I got interested in lucid dreaming several decades ago, and one of the things you learn is techniques that help you tell whether you're dreaming or not. In my experience, the most powerful technique is looking at writing, looking away, and then looking back at it. Writing rarely remains stable in dreams, so if you're dreaming the writing will usually have changed the second time you look at it; if it stays the same, you're probably awake.

As soon as I learned this technique, I began doing it everywhere. I'd check license plates, road signs, storefronts, books--just about anything around me that featured writing. I even unwisely did it a few times while driving. I did it so often my eyes became sore and bloodshot. My mom once saw me doing it and thought I'd developed a tic. It isn't a tic, but it is a compulsion. I didn't explain to her why I did it. I've avoided explaining it to a lot of people, partly because the entire topic of lucid dreaming is often seen as flaky, and partly because OCD is hard to explain to most people beyond stereotypical stuff like excessive hand-washing or wanting everything to be symmetrical. (For one thing, I'm an absolute slob, and a lot of people don't realize that OCD doesn't necessarily mean being a neat freak.)
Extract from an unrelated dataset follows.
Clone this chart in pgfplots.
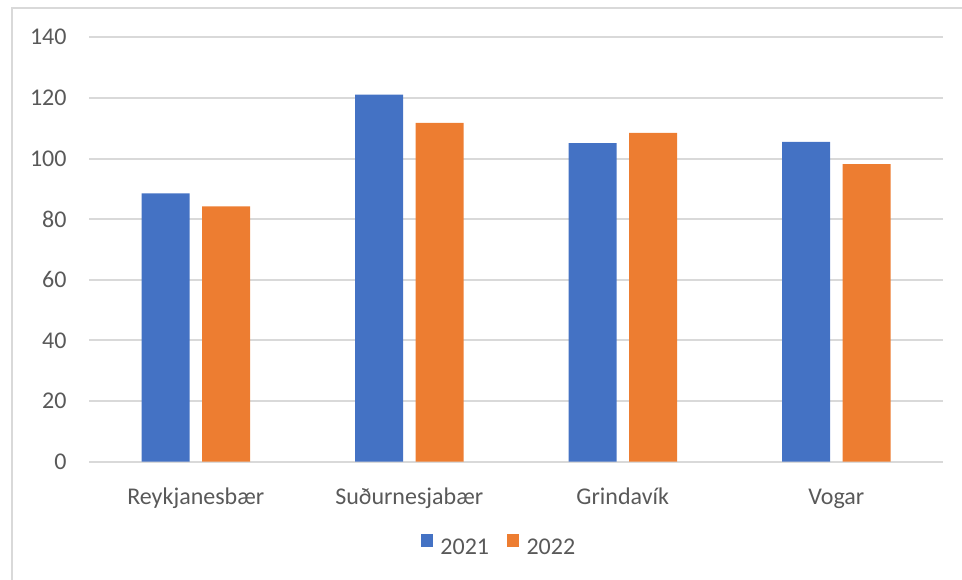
\documentclass[border=0pt]{standalone}
\usepackage{pgfplots}
\pgfplotsset{compat=1.18}
\usepackage{fontspec}
\setmainfont{Carlito}
\definecolor{xblue}{HTML}{4472C4}
\definecolor{xorange}{HTML}{ED7D31}
\definecolor{xgrid}{HTML}{D9D9D9}
\definecolor{xtext}{HTML}{595959}
\begin{document}
\begin{tikzpicture}[x=1bp,y=1bp]
\path[use as bounding box] (0,0) rectangle (962,580);
\draw[xgrid, line width=2bp] (12,0) -- (12,572) -- (962,572);
\begin{axis}[
  at={(89bp,118.3bp)}, anchor=south west,
  scale only axis, width=854bp, height=424.4bp,
  xmin=-0.5, xmax=3.5, ymin=0, ymax=140,
  ybar=12.5bp, bar width=48bp,
  xtick={0,1,2,3},
  xticklabels={Reykjanesbær,Suðurnesjabær,Grindavík,Vogar},
  ytick={0,20,...,140},
  axis line style={draw=none}, tick style={draw=none},
  ymajorgrids, grid style={xgrid, line width=2bp},
  tick label style={font=\fontsize{24bp}{28bp}\selectfont, text=xtext},
  /pgf/number format/assume math mode=true,
  yticklabel style={anchor=east, inner sep=0pt, xshift=-22.3bp},
  xticklabel style={anchor=base, inner sep=0pt, yshift=-39bp},
  legend columns=2,
  legend style={draw=none, fill=none, inner sep=0pt,
    at={(0.4789,-0.1956)}, anchor=center,
    font=\fontsize{24bp}{28bp}\selectfont, text=xtext,
    nodes={inner sep=0pt},
    /tikz/every odd column/.append style={column sep=7.7bp},
    /tikz/every even column/.append style={column sep=17.7bp}},
  legend image code/.code={\fill[#1] (0bp,0.5bp) rectangle (12bp,13.5bp);},
]
\addplot[fill=xblue, draw=none] coordinates {(0,88.5) (1,121.1) (2,105.1) (3,105.5)};
\addplot[fill=xorange, draw=none] coordinates {(0,84.2) (1,111.8) (2,108.5) (3,98.2)};
\legend{2021,2022}
\end{axis}
\end{tikzpicture}
\end{document}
I'm still unwilling to totally give up the habit because it really does work (even as I've been sitting here writing this post, I paused to do the technique using some of the writing on screen), though I only have lucid dreams on occasion. It seems a lot of effort for very little, and I definitely have done it way more than I need to. Yet I feel it does have benefits, and I haven't been able to "let go" of the uncertainty I would feel if I ever abandoned reality-checking altogether.